Anna Wood reviews Kevin Boniface’s ‘Round About Town’ – a document of happenings on his postal round, recently published by Uniformbooks.
I remember a bit of advice my mum gave me when I was about 12: if you go for a stroll at the right time of early evening, the neighbours’ lights might be on but their curtains will still be wide open. You can see them, and they can’t see you. I realise this isn’t necessarily advice you’d want to put on a greetings card or a motivational Instagram post, but it pleases me because, well, I do like to have a nosy in people’s windows. I like a glimpse of them slouched on their sofa, or making their dinner, or sharing a bottle of wine, or gazing at their phone, or smoking a fag, or having a cup of tea in front of Emmerdale. Even an empty front room is a win; I might feel a passing fancy for their built-in bookshelves, or a guilt-inducing but delicious bit of snobbery about the terrible posters on their wall.
My mum liked it too, having a good nosy, and I suppose we all do – that’s why Through The Keyhole is a thing, that’s why eavesdropping is a thing, that why reading over people’s shoulders on the tube is a thing. It’s unseemly, perhaps, but there’s a safety in this arms-length intimacy, getting a quick taste of a life without the demands or risks involved when you actually know someone. A plain old smile as someone trundles past on the bus is wonderful. It’s a reminder that it’s not all about deep and enduring and stable relationships. Perhaps these little glimpses and nods and smiles, the simple awareness of and delight in other people – people you barely know, if you know them at all – perhaps that is society.
And so – forgive my blathering – to Kevin Boniface’s new book Round About Town. Boniface is a postal worker in Huddersfield and for the past few years he’s been making notes, and occasionally taking photos, of the people and situations he encounters during his early-morning shifts. Vomit, rats and birds make repeated appearances (not usually together). The book is just notes, one after another, with their dates. Like this:
Tuesday 5 February –
The casts in Heaton Gardens make noises like stricken toddlers.
Wednesday 20 February –
The blackbird I often see at the entrance to the park is perched on the gates for the second day running. It doesn’t fly away when I pass. It watches me. I walk within a couple of feet of it today and it doesn’t flinch.
The sun is out, the sky is blue. There is birdsong: sparrows, starlings, a wood pigeon. Somebody is playing a trumpet.
It starts to have the same effect as the shipping forecast, after a while – a comforting melancholia, a pleasure in lists and repetition, patterns starting to emerge.
Wednesday 22 August –
The sun is out and the streets are filled with girls in leggings, texting.
I’ve walked through two spiders’ webs today.
Thursday 13 September –
I pass three piles of vomit on my way into work.

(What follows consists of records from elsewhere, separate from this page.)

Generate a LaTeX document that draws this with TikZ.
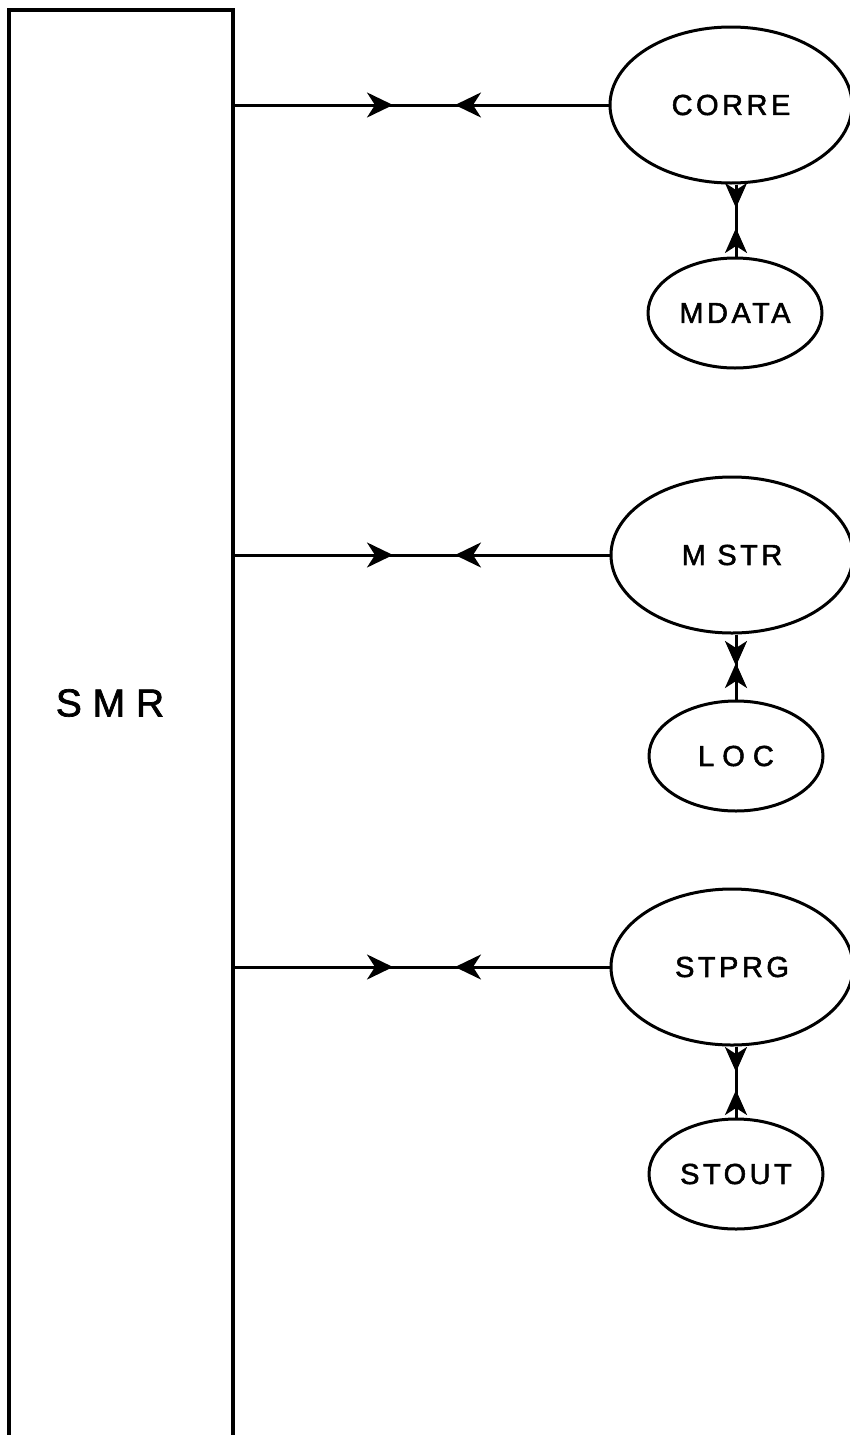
\documentclass[tikz,border=0pt]{standalone}
\usepackage{fontspec}
\setmainfont{Liberation Sans}[FakeBold=1.8]
\newfontfamily\lab{Liberation Sans}[LetterSpace=12,FakeBold=1.8]
\newfontfamily\labtight{Liberation Sans}[FakeBold=1.8]
\usetikzlibrary{shapes.geometric,arrows.meta}
\begin{document}
\begin{tikzpicture}[x=1pt,y=-1pt,
  big/.style={ellipse,draw,line width=3pt,minimum width=242pt,minimum height=156pt,inner sep=0pt,font=\lab\fontsize{29pt}{29pt}\selectfont},
  small/.style={ellipse,draw,line width=3pt,minimum width=174pt,minimum height=110pt,inner sep=0pt,font=\lab\fontsize{29pt}{29pt}\selectfont},
  conn/.style={line width=3pt},
  tipH/.style={line width=3pt,-{Stealth[length=26pt,width=25pt,inset=8pt]}},
  tipV/.style={line width=3pt,-{Stealth[length=25pt,width=22pt,inset=7pt]}},
  boxline/.style={line width=4pt}
]
\useasboundingbox (0,0) rectangle (850,1435);
% SMR box (open at bottom)
\node[minimum width=224pt,minimum height=1440pt,inner sep=0pt,anchor=north west] (smr) at (9,10) {};
\draw[boxline] (smr.south west) -- (smr.north west) -- (smr.north east) -- (smr.south east);
\node[font=\fontsize{39pt}{39pt}\selectfont] (smrlabel) at (110,703) {S M R};

% ellipses
\node[big]   (corre) at (731,105)  {CORRE};
\node[small] (mdata) at (735,313)  {MDATA};
\node[big]   (mstr)  at (732,555)  {M STR};
\node[small] (loc)   at (736,756)  {\labtight L O C};
\node[big]   (stprg) at (732,967)  {STPRG};
\node[small] (stout) at (736,1174) {STOUT};

% horizontal connectors with mid arrows
\coordinate (h1r) at (393,105);  \coordinate (h1l) at (455,105);
\coordinate (h2r) at (393,555);  \coordinate (h2l) at (455,555);
\coordinate (h3r) at (393,967);  \coordinate (h3l) at (455,967);

\draw[conn] (smr.east |- corre.west) -- (corre.west);
\draw[tipH] (smr.east |- corre.west) -- (h1r);
\draw[tipH] (corre.west) -- (h1l);

\draw[conn] (smr.east |- mstr.west) -- (mstr.west);
\draw[tipH] (smr.east |- mstr.west) -- (h2r);
\draw[tipH] (mstr.west) -- (h2l);

\draw[conn] (smr.east |- stprg.west) -- (stprg.west);
\draw[tipH] (smr.east |- stprg.west) -- (h3r);
\draw[tipH] (stprg.west) -- (h3l);

% vertical connectors
\coordinate (v1d) at (736,208);  \coordinate (v1u) at (736,228);
\coordinate (v2d) at (736,666);  \coordinate (v2u) at (736,663);
\coordinate (v3d) at (736,1072); \coordinate (v3u) at (736,1090);

\draw[conn] (v1d |- corre.south) -- (v1u |- mdata.north);
\draw[tipV] (v1d |- corre.south) -- (v1d);
\draw[tipV] (v1u |- mdata.north) -- (v1u);

\draw[conn] (v2d |- mstr.south) -- (v2u |- loc.north);
\draw[tipV] (v2d |- mstr.south) -- (v2d);
\draw[tipV] (v2u |- loc.north) -- (v2u);

\draw[conn] (v3d |- stprg.south) -- (v3u |- stout.north);
\draw[tipV] (v3d |- stprg.south) -- (v3d);
\draw[tipV] (v3u |- stout.north) -- (v3u);
\end{tikzpicture}
\end{document}
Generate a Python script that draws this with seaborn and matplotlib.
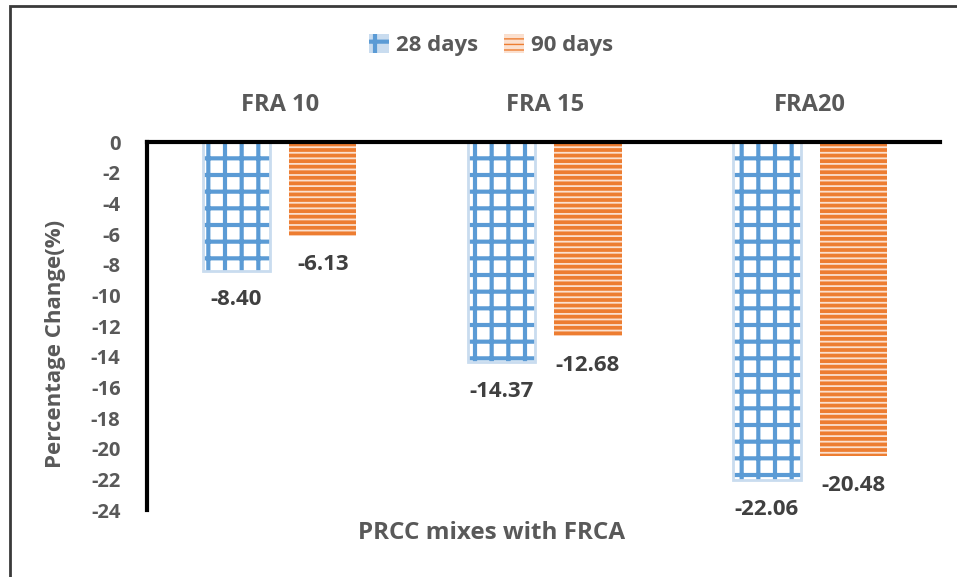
import matplotlib
matplotlib.use("Agg")
import matplotlib.pyplot as plt
from matplotlib.patches import Patch, Rectangle
import seaborn as sns
import pandas as pd

# Data
mixes = ["FRA 10", "FRA 15", "FRA20"]
ages = ["28 days", "90 days"]
change_28 = [-8.40, -14.37, -22.06]
change_90 = [-6.13, -12.68, -20.48]
y_ticks = list(range(0, -25, -2))

df = pd.DataFrame({
    "mix": mixes * 2,
    "age": [ages[0]] * 3 + [ages[1]] * 3,
    "change": change_28 + change_90,
})

sns.set_theme(style="white")
plt.rcParams["font.family"] = ["Open Sans", "DejaVu Sans"]
plt.rcParams["hatch.linewidth"] = 3.0

BLUE = "#5b9bd5"
BLUE_LIGHT = "#c9dcef"
ORANGE = "#ed7d31"
TICK_GREY = "#595959"
LABEL_DARK = "#404040"

fig = plt.figure(figsize=(9.57, 5.77), dpi=100)
ax = fig.add_axes([147 / 957, 1 - 510 / 577, (940 - 147) / 957, (510 - 142) / 577])

sns.barplot(data=df, x="mix", y="change", hue="age", order=mixes, hue_order=ages,
            width=0.65, gap=0.22, legend=False, ax=ax, errorbar=None)


def set_hatch_width(patch, lw):
    if hasattr(patch, "set_hatch_linewidth"):
        patch.set_hatch_linewidth(lw)
    else:
        patch._hatch_linewidth = lw


# Bars in hue order: first the 28-day set, then the 90-day set
n = len(mixes)
for i, bar in enumerate(ax.patches[:2 * n]):
    if i < n:
        bar.set_facecolor("white")
        bar.set_edgecolor(BLUE)
        bar.set_hatch("+")
        bar.set_linewidth(0)
        set_hatch_width(bar, 3.0)
        glow = Rectangle(bar.get_xy(), bar.get_width(), bar.get_height(),
                         fill=False, edgecolor=BLUE_LIGHT, lw=2, zorder=bar.get_zorder() + 0.1)
        ax.add_patch(glow)
    else:
        bar.set_facecolor(ORANGE)
        bar.set_edgecolor("#fbe0cf")
        bar.set_hatch("---")
        bar.set_linewidth(0)
        set_hatch_width(bar, 1.3)

# Value labels below each bar
for container in ax.containers:
    for bar, val in zip(container, container.datavalues):
        ax.annotate(f"{val:.2f}", (bar.get_x() + bar.get_width() / 2, val),
                    xytext=(0, -29), textcoords="offset pixels",
                    ha="center", va="center", fontsize=16, fontweight="bold",
                    color=LABEL_DARK)

ax.set_ylim(-24, 0)
ax.set_xlim(-0.5, 2.49)
ax.set_yticks(y_ticks)
ax.set_yticklabels([str(t) for t in y_ticks])

# Category labels sit above the zero line
ax.xaxis.tick_top()
ax.tick_params(axis="x", length=0, pad=18, labelsize=17, labelcolor=TICK_GREY)
ax.tick_params(axis="y", length=0, pad=19, labelsize=14.5, labelcolor=TICK_GREY)
for lab in ax.get_xticklabels() + ax.get_yticklabels():
    lab.set_fontweight("bold")

ax.set_xlabel("")
ax.set_ylabel("Percentage Change(%)", fontsize=16, fontweight="bold",
              color=TICK_GREY)
ax.yaxis.set_label_coords(-0.102, 0.45)

for side in ["right", "bottom"]:
    ax.spines[side].set_visible(False)
for side in ["left", "top"]:
    ax.spines[side].set_color("black")
    ax.spines[side].set_linewidth(3)

fig.text(492 / 957, 1 - 533 / 577, "PRCC mixes with FRCA", ha="center", va="center",
         fontsize=17.5, fontweight="bold", color=TICK_GREY)

handles = [
    Patch(facecolor=BLUE_LIGHT, edgecolor=BLUE, hatch="+", lw=0),
    Patch(facecolor=ORANGE, edgecolor="#fbe0cf", hatch="---", lw=0),
]
fig.legend(handles, ages, loc="center", bbox_to_anchor=(491 / 957, 1 - 45 / 577),
           ncol=2, frameon=False, handlelength=0.9, handleheight=0.9,
           handletextpad=0.3, columnspacing=1.2,
           prop={"size": 16, "weight": "bold"}, labelcolor=TICK_GREY)

# Outer chart border
fig.patches.append(Rectangle((9.5 / 957, -0.1), 1.2, 1.1 - 5.5 / 577,
                             transform=fig.transFigure, fill=False,
                             edgecolor="#3a3a3a", lw=2, figure=fig))

fig.savefig("out.png", dpi=100)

It’s been a good few years since the last one, but I saw another headless pigeon corpse today.
Because you’re a human being, as the reader you begin to build strange little stories. Sometimes it’s like watching a cut-up version of Coronation Street:
An elderly man in a stained anorak is sitting on an upturned bucket to paint his garden fence. “It’s water-based, this,” he points out.
Lots of large women in their fifties and sixties sit sipping gin & slim outside the pub, waiting for “probably the best fish supper in town”.
As the book advances, though, it occasionally feels sinister, or melancholy, like a slightly wonky Beatles lyric; except there is no way to tell, with a book like this, whether you are projecting your own sinister or melancholy mood:
It’s dark in the park because they’ve turned out the lights to save some money.
The Sports Direct assistant idly plays with his genitals while he waits for the young girl to try on some trainers.
Margaret is in the bistro with her coat on having fried eggs, chips, beans and milky tea.
But still, there are tiny gifts of metaphor and strange turns of phrase:
The starlings are swanee whistling in the tops of the trees.
She stares Britannia-like into the distance as her terrier pisses on the cotoneaster.
On the steep hill, there’s the modern-day Sisyphus struggling with his 10kg bag of potatoes.
And occasionally (you know, like in real life) a chunk of serious drama rears its head:
Another young man is threatening to jump from the railway bridge on Church Street. The police are turning back traffic and a woman is shouting.
An old Ford Focus skids around the corner. Three of the doors open before it even stops and half a dozen big men jump out, smash the front windows of a VW Golf and drag out the driver.
And then what? What happens to the driver? Boniface doesn’t tell us. There’s no story here, in this whole book, but there are glimpses of hundreds of stories. It is funny, and unsettling, and comforting, often at the same time, and you don’t get to find out what happens next. You can’t just stand still and stare into someone’s front window, even if it’s dark outside and their curtains are open and their lights are on; you have to keep walking.